> Written task
Reproduce, exactly and in full, the lines from the one with "Give me the Plotly source for this chart." through the one with "import plotly.graph_objects as go" in the data below; drop pictures.

#### Supplied data

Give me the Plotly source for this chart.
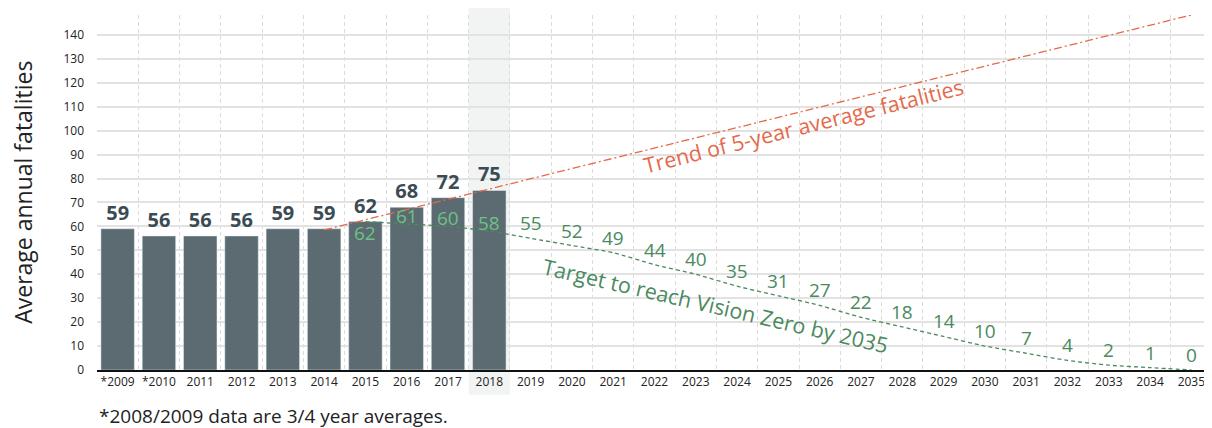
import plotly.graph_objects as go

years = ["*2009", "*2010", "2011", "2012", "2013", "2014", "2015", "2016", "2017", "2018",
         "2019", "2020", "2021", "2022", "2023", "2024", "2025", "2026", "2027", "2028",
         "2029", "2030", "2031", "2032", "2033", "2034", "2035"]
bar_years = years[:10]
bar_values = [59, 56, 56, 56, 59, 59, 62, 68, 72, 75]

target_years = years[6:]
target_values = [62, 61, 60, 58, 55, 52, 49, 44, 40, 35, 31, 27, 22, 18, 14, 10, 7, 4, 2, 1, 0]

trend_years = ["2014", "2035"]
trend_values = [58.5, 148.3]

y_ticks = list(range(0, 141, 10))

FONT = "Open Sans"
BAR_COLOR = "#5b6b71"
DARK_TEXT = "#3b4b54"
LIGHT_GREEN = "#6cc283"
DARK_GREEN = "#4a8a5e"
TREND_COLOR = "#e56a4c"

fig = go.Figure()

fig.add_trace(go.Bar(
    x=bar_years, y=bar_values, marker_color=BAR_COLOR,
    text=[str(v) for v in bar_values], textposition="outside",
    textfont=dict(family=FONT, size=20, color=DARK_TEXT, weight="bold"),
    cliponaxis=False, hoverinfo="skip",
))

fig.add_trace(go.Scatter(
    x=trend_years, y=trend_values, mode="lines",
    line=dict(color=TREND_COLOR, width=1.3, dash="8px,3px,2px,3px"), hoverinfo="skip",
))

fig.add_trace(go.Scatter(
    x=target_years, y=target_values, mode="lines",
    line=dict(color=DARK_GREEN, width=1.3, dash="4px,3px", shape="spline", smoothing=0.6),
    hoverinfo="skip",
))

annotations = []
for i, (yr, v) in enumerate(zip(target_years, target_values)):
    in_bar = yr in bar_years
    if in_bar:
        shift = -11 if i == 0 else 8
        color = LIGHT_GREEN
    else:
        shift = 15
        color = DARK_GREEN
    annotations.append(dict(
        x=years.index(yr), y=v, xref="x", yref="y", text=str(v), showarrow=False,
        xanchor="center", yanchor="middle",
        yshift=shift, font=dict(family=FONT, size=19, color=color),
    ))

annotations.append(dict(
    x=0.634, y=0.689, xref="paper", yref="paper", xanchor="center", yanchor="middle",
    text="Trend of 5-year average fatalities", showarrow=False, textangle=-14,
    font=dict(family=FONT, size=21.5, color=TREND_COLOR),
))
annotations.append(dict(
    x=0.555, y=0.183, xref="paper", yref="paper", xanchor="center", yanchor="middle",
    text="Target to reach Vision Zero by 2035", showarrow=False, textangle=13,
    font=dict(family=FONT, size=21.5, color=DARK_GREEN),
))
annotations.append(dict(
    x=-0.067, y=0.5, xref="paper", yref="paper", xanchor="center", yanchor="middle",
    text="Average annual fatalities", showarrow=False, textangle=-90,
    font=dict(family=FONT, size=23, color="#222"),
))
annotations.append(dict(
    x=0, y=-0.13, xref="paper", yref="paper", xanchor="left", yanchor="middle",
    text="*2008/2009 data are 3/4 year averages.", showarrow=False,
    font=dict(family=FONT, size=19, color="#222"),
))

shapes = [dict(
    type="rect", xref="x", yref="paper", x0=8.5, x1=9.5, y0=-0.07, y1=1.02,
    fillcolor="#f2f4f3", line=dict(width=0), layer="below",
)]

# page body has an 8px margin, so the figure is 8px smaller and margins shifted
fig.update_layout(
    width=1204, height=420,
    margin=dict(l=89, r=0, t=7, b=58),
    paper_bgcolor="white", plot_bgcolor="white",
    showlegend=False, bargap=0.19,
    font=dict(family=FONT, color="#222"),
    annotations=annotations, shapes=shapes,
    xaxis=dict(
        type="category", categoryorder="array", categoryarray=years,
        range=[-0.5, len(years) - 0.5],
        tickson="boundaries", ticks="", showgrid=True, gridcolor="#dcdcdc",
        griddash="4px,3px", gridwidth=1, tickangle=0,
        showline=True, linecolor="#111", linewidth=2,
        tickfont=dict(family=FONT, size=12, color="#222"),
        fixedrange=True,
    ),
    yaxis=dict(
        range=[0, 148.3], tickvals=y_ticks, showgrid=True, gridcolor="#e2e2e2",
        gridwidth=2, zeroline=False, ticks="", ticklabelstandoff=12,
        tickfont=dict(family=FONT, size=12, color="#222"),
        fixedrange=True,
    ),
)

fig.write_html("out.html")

########
#### Supplied data

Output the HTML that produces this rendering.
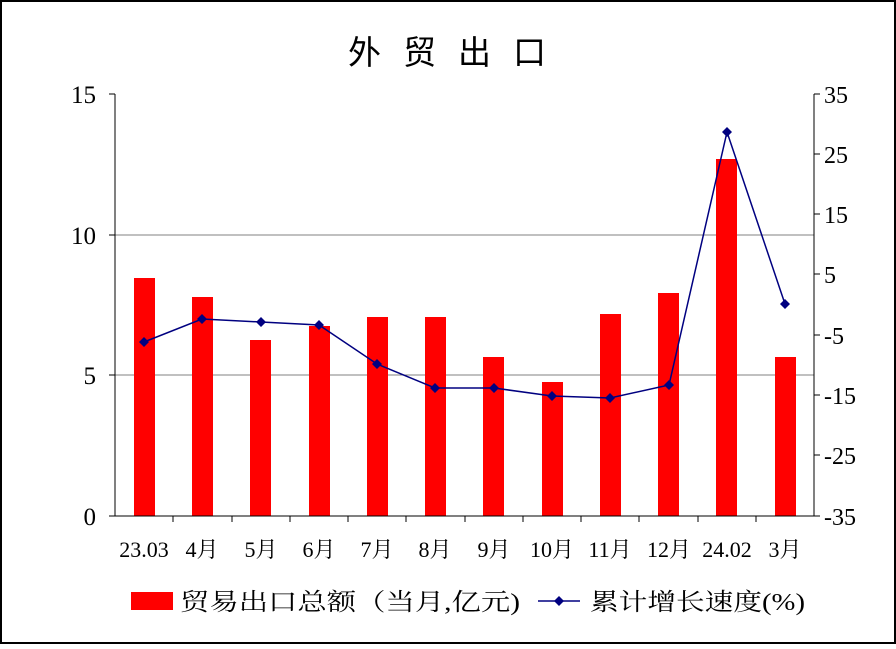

########

> Task output
Give me the Plotly source for this chart.
import plotly.graph_objects as go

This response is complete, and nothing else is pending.